Noche negra

Al preguntarle a un viajero que se interesaba en el alma cuál era el rasgo distintivo del hombre, él respondió: su vanidad. El viejo hábito de verse en el espejo se hacía más constante, hasta durar horas enteras del día; las personas vivían de mirarse, de formarse una personalidad a partir de la imagen que, según creían, los demás querían que se viera de sí mismos. El espejo se había interiorizado, la vida cabía ahí y se podía moldear. El espejo era más oscuro, pero por alguna extraña razón se le suponía más transparente, gustaba más y era más usado. Al parecer, lo mejor que se podía hacer en la vida no era examinarse uno mismo minuciosamente. ¿Cuántas capas del alma humana cubría el espejo negro?

Volverse personaje del propio cuento no es una invención de los smartphones ni de las redes sociales; quizá Narciso era tan vanidoso que inventó su propia historia. Las personas encontramos un incomparable placer en saber de nosotros mismos con términos agradables. La propagación de las imágenes ilusorias se facilita con el suponer feliz al famoso. El famoso no se vuelve feliz por ser famoso, lo cual muchos atestiguan, pero encuentra un consuelo en el reconocimiento. Quien no es famoso cree que el visto por méritos que transcurren lo que dura una tendencia en Twitter es feliz e intenta emularlo. Pero aparecer en las aparentes redes sociales no es la única manera de buscar a la seductora fama o a su poderoso hermano el éxito. Hay quienes, con una mirada a hurtadillas al arte, buscan inmortalizarse, garabatearse en una pintura, escuchar sus carcajadas en su canción, rallarse en sus escritos, romper la barrera entre artífice y artificio. Desafortunadamente, pretender desafiar la barrera del tiempo va más allá del simple gusto en mirarse a través de cualquier espejo, se requiere desafiar la simpleza de cualquier prejuicio, o lo que es lo mismo, se requiere actuar rompiendo cualquier cliché de comodidad. Zeus no derrotó al poderoso tiempo a base de quietud.

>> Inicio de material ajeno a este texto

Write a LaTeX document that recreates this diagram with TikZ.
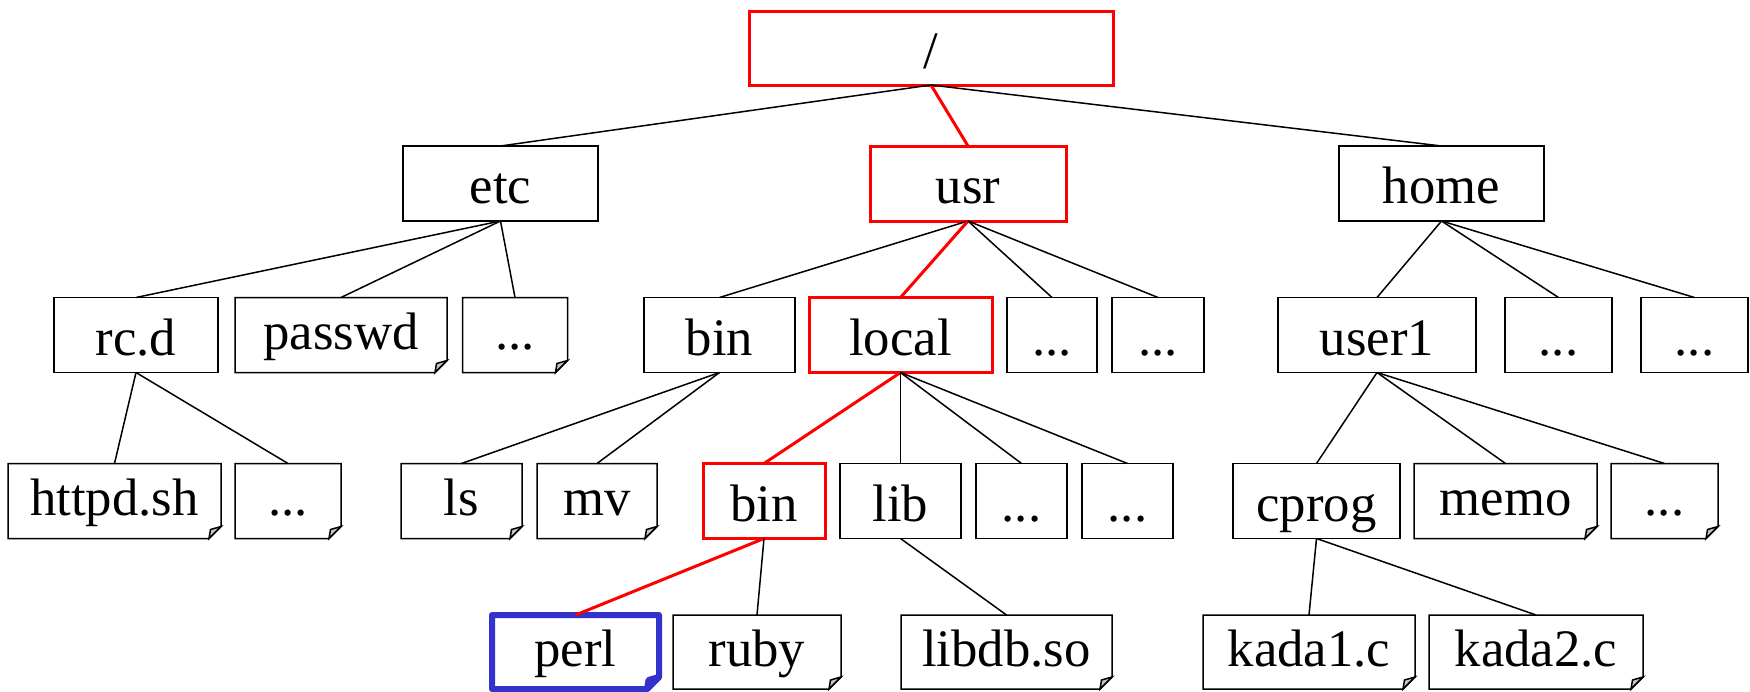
\documentclass[tikz,border=0pt]{standalone}
\usepackage{fontspec}
\setmainfont{Liberation Serif}
\usetikzlibrary{calc}

\definecolor{pathred}{RGB}{255,0,0}
\definecolor{pathblue}{RGB}{51,51,204}

\tikzset{
  dir/.style={draw, rectangle, minimum height=7.5mm, inner sep=0pt, outer sep=0pt,
    line width=0.15mm, font=\fontsize{15}{18}\selectfont,
    text height=5.16mm, text depth=1.16mm},
  hot/.style={dir, draw=pathred, line width=0.3mm},
  file/.style={dir, draw=none, text height=3.96mm},
  link/.style={line width=0.15mm},
  hotlink/.style={draw=pathred, line width=0.3mm},
  foldline/.style={line width=0.15mm},
}

% frame of a file: box with its lower right corner folded
\newcommand{\fold}[2][foldline]{%
  \draw[#1] (#2.north west) -- (#2.north east) -- ([yshift=1.2mm]#2.south east)
    -- ([xshift=-1.2mm]#2.south east) -- (#2.south west) -- cycle;
  \filldraw[#1, fill=gray!45] ([yshift=1.2mm]#2.south east) -- ([xshift=-1.2mm]#2.south east)
    -- ([xshift=-1.05mm,yshift=0.9mm]#2.south east) -- cycle;
}

\begin{document}
\begin{tikzpicture}[x=0.1mm, y=-0.1mm]
\useasboundingbox (0,0) rectangle (1750,692);

% level 0
\node[hot, minimum width=36.4mm, minimum height=7.4mm] (root) at (931,48) {/};

% level 1
\node[dir, minimum width=19.5mm] (etc) at (500.5,183.5) {etc};
\node[hot, minimum width=19.6mm] (usr) at (968,183.5) {usr};
\node[dir, minimum width=20.5mm] (home) at (1441.5,183.5) {home};

% level 2
\node[dir, minimum width=16.4mm] (rcd) at (136,335) {rc.d};
\node[file, minimum width=21.2mm] (passwd) at (341,335) {passwd};
\node[file, minimum width=10.5mm] (etcdots) at (515,335) {...};
\node[dir, minimum width=15.1mm] (ubin) at (719.5,335) {bin};
\node[hot, minimum width=18.3mm] (local) at (900.5,335) {local};
\node[dir, minimum width=9mm] (udotsa) at (1052,335) {...};
\node[dir, minimum width=9.2mm] (udotsb) at (1158,335) {...};
\node[dir, minimum width=19.8mm] (user1) at (1377,335) {user1};
\node[dir, minimum width=10.7mm] (hdotsa) at (1558.5,335) {...};
\node[dir, minimum width=10.7mm] (hdotsb) at (1694.5,335) {...};

% level 3
\node[file, minimum width=21.3mm] (httpd) at (114.5,501) {httpd.sh};
\node[file, minimum width=10.6mm] (rcdots) at (288,501) {...};
\node[file, minimum width=12.1mm] (ls) at (461.5,501) {ls};
\node[file, minimum width=12mm] (mv) at (597,501) {mv};
\node[hot, minimum width=12.2mm] (lbin) at (764,501) {bin};
\node[dir, minimum width=12.1mm] (lib) at (900.5,501) {lib};
\node[dir, minimum width=9.1mm] (ldotsa) at (1021.5,501) {...};
\node[dir, minimum width=9.1mm] (ldotsb) at (1127.5,501) {...};
\node[dir, minimum width=16.7mm] (cprog) at (1316.5,501) {cprog};
\node[file, minimum width=18.3mm] (memo) at (1505.5,501) {memo};
\node[file, minimum width=10.7mm] (cdots) at (1664.5,501) {...};

% level 4
\node[file, minimum width=16.7mm, minimum height=7.4mm] (perl) at (575.5,652) {perl};
\node[file, minimum width=16.8mm, minimum height=7.4mm] (ruby) at (757,652) {ruby};
\node[file, minimum width=21.1mm, minimum height=7.4mm] (libdb) at (1006.5,652) {libdb.so};
\node[file, minimum width=21.2mm, minimum height=7.4mm] (kada1) at (1309,652) {kada1.c};
\node[file, minimum width=21.4mm, minimum height=7.4mm] (kada2) at (1536,652) {kada2.c};

% file frames
\fold{passwd}
\fold{etcdots}
\fold{httpd}
\fold{rcdots}
\fold{ls}
\fold{mv}
\fold{memo}
\fold{cdots}
\fold{ruby}
\fold{libdb}
\fold{kada1}
\fold{kada2}
\fold[draw=pathblue, line width=0.6mm, line join=round]{perl}

% edges
\draw[link] (root.south) -- (etc.north);
\draw[hotlink] (root.south) -- (usr.north);
\draw[link] (root.south) -- (home.north);

\draw[link] (etc.south) -- (rcd.north);
\draw[link] (etc.south) -- (passwd.north);
\draw[link] (etc.south) -- (etcdots.north);

\draw[link] (usr.south) -- (ubin.north);
\draw[hotlink] (usr.south) -- (local.north);
\draw[link] (usr.south) -- (udotsa.north);
\draw[link] (usr.south) -- (udotsb.north);

\draw[link] (home.south) -- (user1.north);
\draw[link] (home.south) -- (hdotsa.north);
\draw[link] (home.south) -- (hdotsb.north);

\draw[link] (rcd.south) -- (httpd.north);
\draw[link] (rcd.south) -- (rcdots.north);

\draw[link] (ubin.south) -- (ls.north);
\draw[link] (ubin.south) -- (mv.north);

\draw[hotlink] (local.south) -- (lbin.north);
\draw[link] (local.south) -- (lib.north);
\draw[link] (local.south) -- (ldotsa.north);
\draw[link] (local.south) -- (ldotsb.north);

\draw[link] (user1.south) -- (cprog.north);
\draw[link] (user1.south) -- (memo.north);
\draw[link] (user1.south) -- (cdots.north);

\draw[hotlink] (lbin.south) -- (perl.north);
\draw[link] (lbin.south) -- (ruby.north);

\draw[link] (lib.south) -- (libdb.north);

\draw[link] (cprog.south) -- (kada1.north);
\draw[link] (cprog.south) -- (kada2.north);

\end{tikzpicture}
\end{document}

Nietzsche acusaba de filisteos de la cultura a quienes degradan al hombre a la pereza siendo perezosos en su preguntar por el hombre. Decir que el hombre es un misterio viviendo, sintiendo como un cómodo burgués le parecía une peligrosa hipocresía. La cultura no es algo que se exhibe a través de los cristales admirándola a hurtadillas. La cultura nos obliga a ver al hombre en toda su posible grandeza y en su inminente pequeñez. El artista que se admira demasiado a sí mismo corre el riesgo de deformarse perdiendo de vista la realidad, olvidar lo bueno seducido por lo cómodamente agradable; tiende a perderse en sus fantasías.